Monday, October 24, 2011

Refraining from Self-aggression

I look in the mirror and enumerate my flaws, just the ones on my face. Puny eyelashes, so imperceptible that I squint to make sure they are still there, darkness here, there, blemishes, scars and then the thought fiercely escapes its holding cell: I hate my face.

Pema Chodron writes, “The most fundamental aggression to ourselves, the most fundamental harm we can do to ourselves, is to remain ignorant by not having the courage and the respect to look at ourselves honestly and gently.”

I try desperately to love these parts that just no longer are the same. I fail continuously at being kind to myself. I try once more to be loving and kind. I fail. And I try this time to understand that it is with ignorance that I harm myself; it is a lack of respect that I have learned from others and taught myself, but yet my holding onto their harsh words inflicts harm on myself. My refusal to love my face is cowardly and disrespectful. In the morning, I will try again to be gentle and honest.

Sunday, October 2, 2011

On bottling these moments

So often I want to bottle these tender moments with my son to put on a shelf to experience later. I want to take enumerable pictures and record each moment and write down every feeling.

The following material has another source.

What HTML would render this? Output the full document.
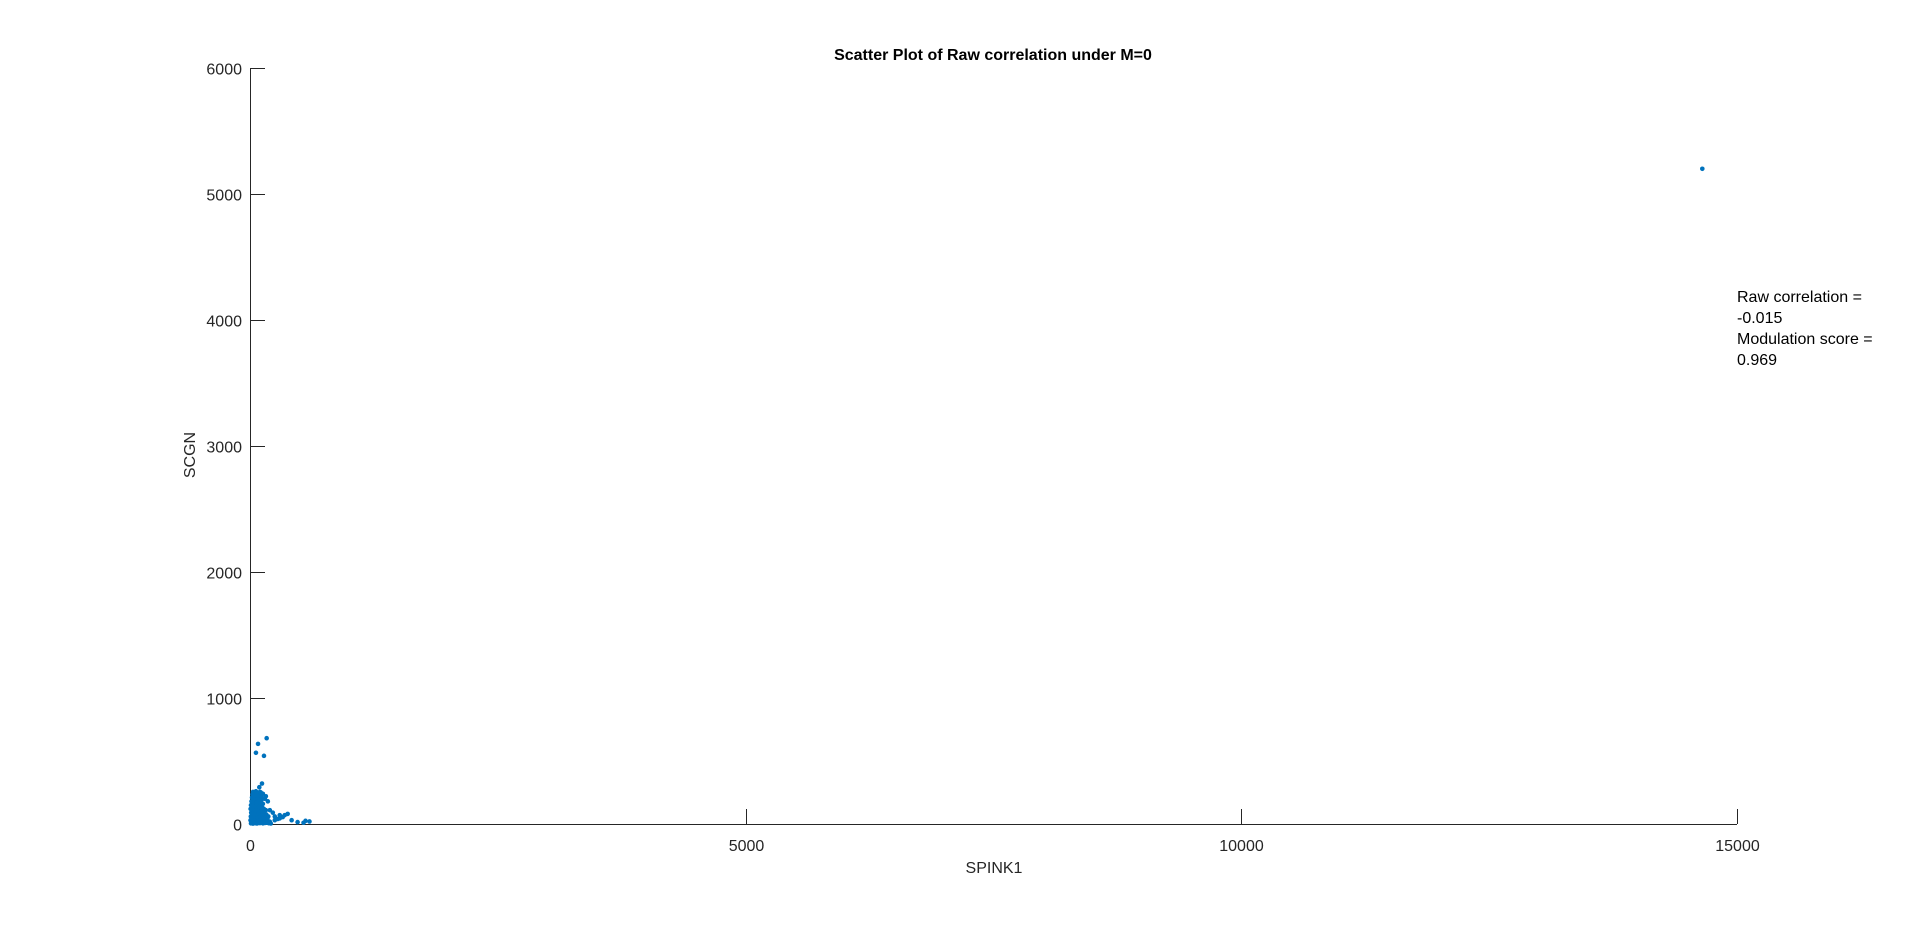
<!DOCTYPE html>
<html><head><meta charset="utf-8"><style>
html,body{margin:0;padding:0;background:#fff;}
svg text{font-family:"Liberation Sans",Arial,sans-serif;fill:#262626;}
</style></head><body>
<svg id="chart" width="1920" height="926" viewBox="0 0 1920 926" xmlns="http://www.w3.org/2000/svg">
<rect width="1920" height="926" fill="#fff"/>
<text x="993" y="60" text-anchor="middle" font-size="16" font-weight="bold" style="fill:#000">Scatter Plot of Raw correlation under M=0</text>
<g id="axes"></g>
<g id="points"></g>
<text x="994" y="873" text-anchor="middle" font-size="16">SPINK1</text>
<text transform="translate(195,455) rotate(-90)" text-anchor="middle" font-size="16">SCGN</text>
<g font-size="16">
<text x="1737" y="302" style="fill:#000">Raw correlation =</text>
<text x="1737" y="323" style="fill:#000">-0.015</text>
<text x="1737" y="344" style="fill:#000">Modulation score =</text>
<text x="1737" y="365" style="fill:#000">0.969</text>
</g>
</svg>
<script>
const xTicks = [0, 5000, 10000, 15000];
const yTicks = [0, 1000, 2000, 3000, 4000, 5000, 6000];
const xVals = [14650,168,81,60,141,121,94,
 10,20,30,45,55,70,85,100,115,130,150,170,190,210,
 5,15,25,40,60,75,90,110,125,140,160,180,200,
 8,18,35,50,65,80,95,105,120,135,155,175,
 12,28,42,58,72,88,102,118,132,148,165,185,
 6,22,38,52,68,84,98,112,128,145,
 10,30,48,62,78,92,108,125,140,160,
 15,35,55,70,90,110,130,
 20,40,60,80,100,120,
 25,50,75,95,115,
 30,55,85,
 200,230,250,280,300,330,350,380,420,480,540,560,600,250,300,
 180,160,130,100,70,40,20,110,150,60];
const yVals = [5200,681,636,565,541,321,292,
 5,8,3,10,6,4,9,7,12,5,8,10,6,4,
 30,25,35,28,40,32,22,36,30,26,34,20,18,
 60,55,65,58,70,50,62,56,48,60,45,40,
 90,85,95,80,100,88,92,78,84,70,75,60,
 120,115,125,110,130,105,118,100,95,90,
 150,145,160,140,155,135,148,130,120,110,
 180,175,190,170,185,165,160,
 210,205,220,200,215,195,
 235,230,240,225,220,
 255,250,245,
 110,90,60,40,70,55,70,80,30,15,10,25,20,30,45,
 180,220,240,255,230,200,180,250,200,260];
const X0=250, X1=1737, Y0=824, Y1=68;
const xScale = v => X0 + (v - 0) / 15000 * (X1 - X0);
const yScale = v => Y0 - (v - 0) / 6000 * (Y0 - Y1);
const NS='http://www.w3.org/2000/svg';
const axes=document.getElementById('axes');
function line(x1,y1,x2,y2,name){
  const l=document.createElementNS(NS,'line');
  l.setAttribute('x1',x1);l.setAttribute('y1',y1);l.setAttribute('x2',x2);l.setAttribute('y2',y2);
  l.setAttribute('stroke','#262626');l.setAttribute('stroke-width','1');
  
  
  axes.appendChild(l);
}
line(X0,Y0+0.5,X1,Y0+0.5,'x-axis-line');
line(X0+0.5,Y0,X0+0.5,Y1,'y-axis-line');
xTicks.forEach(t=>{
  const x=Math.round(xScale(t))+0.5;
  line(x,Y0,x,Y0-15,'x-tick');
  const tx=document.createElementNS(NS,'text');
  tx.setAttribute('x',x);tx.setAttribute('y',Y0+27);tx.setAttribute('text-anchor','middle');tx.setAttribute('font-size','16');
  
  
  tx.textContent=t;axes.appendChild(tx);
});
yTicks.forEach(t=>{
  const y=Math.round(yScale(t))+0.5;
  line(X0,y,X0+15,y,'y-tick');
  const tx=document.createElementNS(NS,'text');
  tx.setAttribute('x',X0-8);tx.setAttribute('y',y+6);tx.setAttribute('text-anchor','end');tx.setAttribute('font-size','16');
  
  
  tx.textContent=t;axes.appendChild(tx);
});
const pts=document.getElementById('points');
xVals.forEach((xv,i)=>{
  const c=document.createElementNS(NS,'circle');
  c.setAttribute('cx',xScale(xv));c.setAttribute('cy',yScale(yVals[i]));c.setAttribute('r','2.3');c.setAttribute('fill','#0072BD');
  
  
  pts.appendChild(c);
});
</script>
</body></html>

Today, this two year old went upstairs on his own, climbed onto the adult, 16" toilet and made a bowel movement, and then persisted to wipe himself. I was so thrilled and he knew it. He said, "look boo boo" along with a great look of accomplishment.

This afternoon, we painted together, but then he kept messing up my artistic work. So, I decided I would read The Washington Post Mag and watch him paint. He wasn't having that; he handed me the paintbrush and said, "paint, paint." I was obedient because clearly he needed me to be fully present and clearly I needed to be fully present for myself as well.

This evening, I watched him "read" from a few books and I tiptoed away to let him entertain himself. He often seems to need attention and I desperately want to foster a sense of independence. He read a few books before coming to find me. I said go get me a book to read. He said, "c'mon" and motioned for me to come to him. He was not leaving my room without me.

He then got some lotion from my desk and I teased him and made him laugh so hard that he backed into the bed and hit the floor and continued to just laugh the happiest, purest laugh. He warms my heart.

His independence shone through as he refused two books and was happy to read the third suggestion. We followed with a few more and then sang, "He's got the whole world in his hands." He sang a few lines on his own. I kissed him and said, "good night, baby." He replied as clear as day, "good night mama." My heart melted again.

A good friend said we try to "collect" their childhoods and in so doing we fail to be fully present. I do genuinely wish I could save these moments for later. The tenderness and beauty is unmatched by anything I have ever experienced. I know that I can best honor these moments, by enjoying this little person daily.